En enquêtant sur son profil, RSF a également trouvé qu’il avait été décoré et nommé au grade de chevalier de l’Ordre national du Mali en janvier 2018, à l’instar de deux autres militaires inculpés dans la procédure et réclamés par la justice malienne. Aboubacar Koné dit « Abacha » est l’un d’entre eux. Lui aussi travaillait à la sécurité d’État au moment des faits et a été vu par un témoin le jour de la sortie du corps du journaliste. Surnommé « le tortionnaire en chef » par d’anciens détenus interrogés par RSF, il a aussi été aperçu avec Birama Touré, la veille de l’enlèvement du journaliste, dans les locaux de la rédaction du Sphinx. D’après les éléments de l’enquête malienne, il aurait été directement impliqué dans les actes de torture infligés à Birama Touré. Selon nos informations, il est toujours en service et aurait été muté dans une brigade à l’ouest du Mali.
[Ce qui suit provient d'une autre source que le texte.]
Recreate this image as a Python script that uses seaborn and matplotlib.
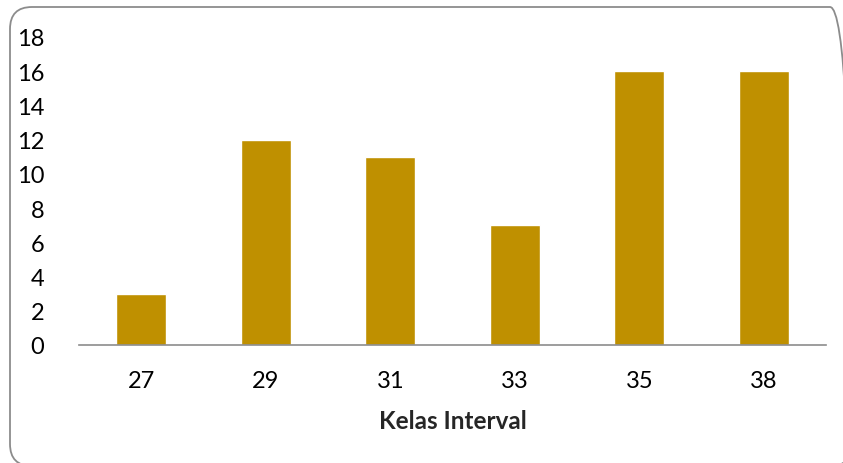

Enfin, les documents obtenus par RSF viennent corroborer des informations déjà obtenues auprès de différentes sources selon lesquelles deux autres suspects occupent des postes dans des représentations du Mali à l’étranger. En novembre 2021, une source judiciaire avait ainsi confié à RSF, que l’un de ces suspects était « difficilement appréhendable » du fait du « rôle important » qu’il jouait pour le Mali.

En parfaite connaissance des faits qui leur sont reprochés, et à l’exception de Karim Keïta (en fuite) et de Moussa Diawara (en détention préventive), six suspects occupent donc encore des postes officiels dans les forces de sécurité ou ailleurs dans l’appareil d’État malien. Une situation d’impunité totale au détriment de la vérité et de la justice. Sollicité par RSF, le garde des Sceaux, Mahamadou Kassogué, n’a pas répondu à nos questions.

Le Mali occupe la 113ème place sur 180 pays au Classement mondial de la liberté de la presse établi en 2023 par RSF.